Kolejne blizny ujrzały światło dzienne. Dobrze, że nie musiałam pokazać więcej, bo byłoby źle. A może dobrze? Nie wiem.

Znów naszły mnie złe myśli. Znów prawie nie poszłam na terapię. Stchórzyłam? Nie byłam gotowa, biorąc pod uwagę wydarzenia zeszłego tygodnia? Nie chciałam w to brnąć? Chciałam postawić kropkę, nie chciałam tego dalej ciągnąć? A może wszystko na raz? Chyba tak.

Jest tak wiele rzeczy, o które chcę zapytać, tak wiele rzeczy, które chcę wiedzieć, tak wiele rzeczy, których nie rozumiem. I w końcu - tak wiele rzeczy, za które się nienawidzę i o których powinnam była powiedzieć już dawno temu.
Jeszcze trzy miesiące i minie rok. Rok temu dotarło do mnie, że, cholera, coś poszło nie tak, nie tak miało być.

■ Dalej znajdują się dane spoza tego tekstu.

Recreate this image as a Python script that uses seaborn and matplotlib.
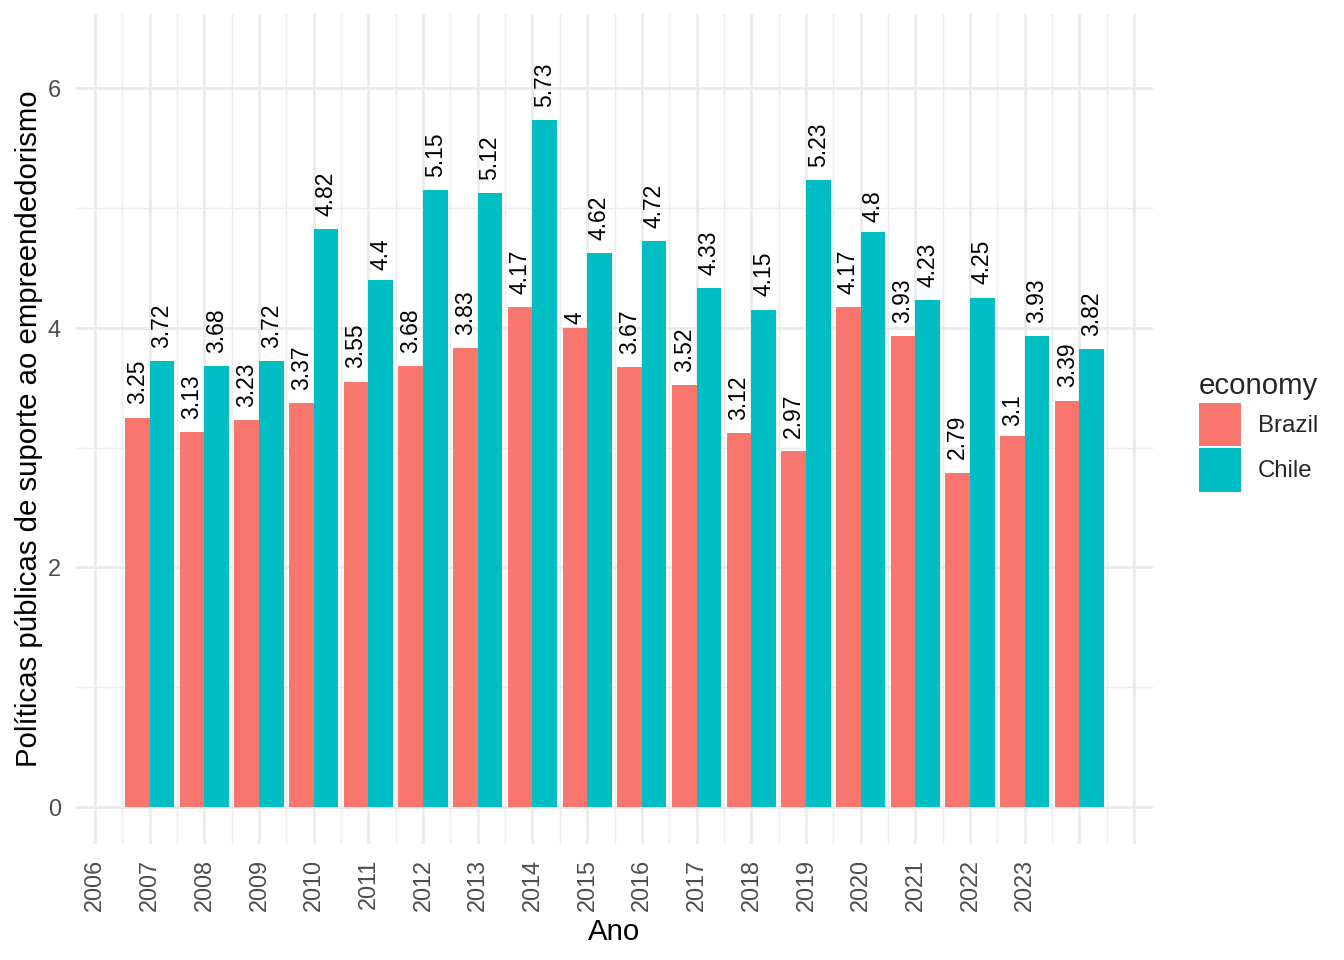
import numpy as np
import pandas as pd
import matplotlib
matplotlib.use("Agg")
import matplotlib.pyplot as plt
import seaborn as sns

# data
years = [2007, 2008, 2009, 2010, 2011, 2012, 2013, 2014, 2015,
         2016, 2017, 2018, 2019, 2020, 2021, 2022, 2023, 2024]
brazil = [3.25, 3.13, 3.23, 3.37, 3.55, 3.68, 3.83, 4.17, 4,
          3.67, 3.52, 3.12, 2.97, 4.17, 3.93, 2.79, 3.1, 3.39]
chile = [3.72, 3.68, 3.72, 4.82, 4.4, 5.15, 5.12, 5.73, 4.62,
         4.72, 4.33, 4.15, 5.23, 4.8, 4.23, 4.25, 3.93, 3.82]
economies = ["Brazil", "Chile"]
tick_labels = ["2006", "2007", "2008", "2009", "2010", "2011", "2012", "2013", "2014",
               "2015", "2016", "2017", "2018", "2019", "2020", "2021", "2022", "2023"]
colors = ["#F8766D", "#00BFC4"]

df = pd.DataFrame({
    "year": years * 2,
    "economy": [economies[0]] * len(brazil) + [economies[1]] * len(chile),
    "value": brazil + chile,
})

sns.set_style("white")
plt.rcParams["font.family"] = ["Liberation Sans", "DejaVu Sans"]

W, H = 1344, 960
fig = plt.figure(figsize=(7, 5), dpi=192)
ax = fig.add_axes([76 / W, 1 - 844 / H, (1153 - 76) / W, (844 - 14) / H])

sns.barplot(data=df, x="year", y="value", hue="economy", native_scale=True,
            width=0.9, gap=0, palette=colors, saturation=1, errorbar=None,
            linewidth=0, ax=ax)

# value labels, pushed up by 0.3 of their own width (like hjust=-0.3)
fs_lab = 8.6
for cont, vals in zip(ax.containers, [brazil, chile]):
    for bar, v in zip(cont, vals):
        s = f"{v:g}"
        w_em = sum(0.278 if c == "." else 0.556 for c in s)
        ax.annotate(s, (bar.get_x() + bar.get_width() / 2, bar.get_height()),
                    xytext=(0, 0.3 * w_em * fs_lab), textcoords="offset points",
                    rotation=90, ha="center", va="bottom", fontsize=fs_lab, color="black")

first = int(tick_labels[0])
ax.set_xlim(first - 0.345, first + 19.345)
ax.set_ylim(-0.309, 6.618)

major_x = np.arange(first, first + 20)
ax.set_xticks(major_x)
ax.set_xticklabels(tick_labels + [""] * (len(major_x) - len(tick_labels)), rotation=90)
ax.set_xticks(major_x[:-1] + 0.5, minor=True)
ax.set_yticks([0, 2, 4, 6])
ax.set_yticklabels(["0", "2", "4", "6"])
ax.set_yticks([1, 3, 5], minor=True)

ax.set_axisbelow(True)
ax.grid(which="major", color="#EBEBEB", lw=1.07)
ax.grid(which="minor", color="#EBEBEB", lw=0.53)
for sp in ax.spines.values():
    sp.set_visible(False)
ax.tick_params(which="both", length=0)
ax.tick_params(axis="both", labelsize=8.8, labelcolor="#4D4D4D", pad=5.6)

ax.set_xlabel("Ano", fontsize=11, color="black", labelpad=2.5)
ax.set_ylabel("Políticas públicas de suporte ao empreendedorismo", fontsize=11,
              color="black", labelpad=2)

sns.move_legend(ax, loc="center left", bbox_to_anchor=(1187 / W, 1 - 432 / H),
                bbox_transform=fig.transFigure, frameon=False, title="economy",
                fontsize=9, title_fontsize=11, handlelength=1.75, handleheight=2.4,
                labelspacing=0.1, handletextpad=0.7, borderpad=0, alignment="left")

fig.savefig("out.png", dpi=192)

Nie jestem w stanie zliczyć ilości razy, kiedy Cię za to przepraszałam, choć Ty nie miałaś pojęcia, o czym mówię.

Są dni, gdy żałuję, że się poznałyśmy. Są też takie dni, gdy dziękuję Bogu, wszechświatowi, losowi, czy co tam kieruje naszym życiem, za to, że jesteś. Że byłaś. A czy będziesz, czy zostaniesz? Pewnie nie, jak cała reszta. Żadna nowość. Ale nie ma słów, jakimi mogłabym wyrazić wdzięczność za to, czego dokonałaś.

Mam nadzieję, że kiedyś, jak odbije mi do reszty i w końcu powiem na głos to, co powinnam była powiedzieć już dawno temu, nie znienawidzisz mnie. Sama mówiłaś, że to nic złego.

Mimo wszystko, znów, przepraszam. Nie chciałam, żeby to tak wyszło.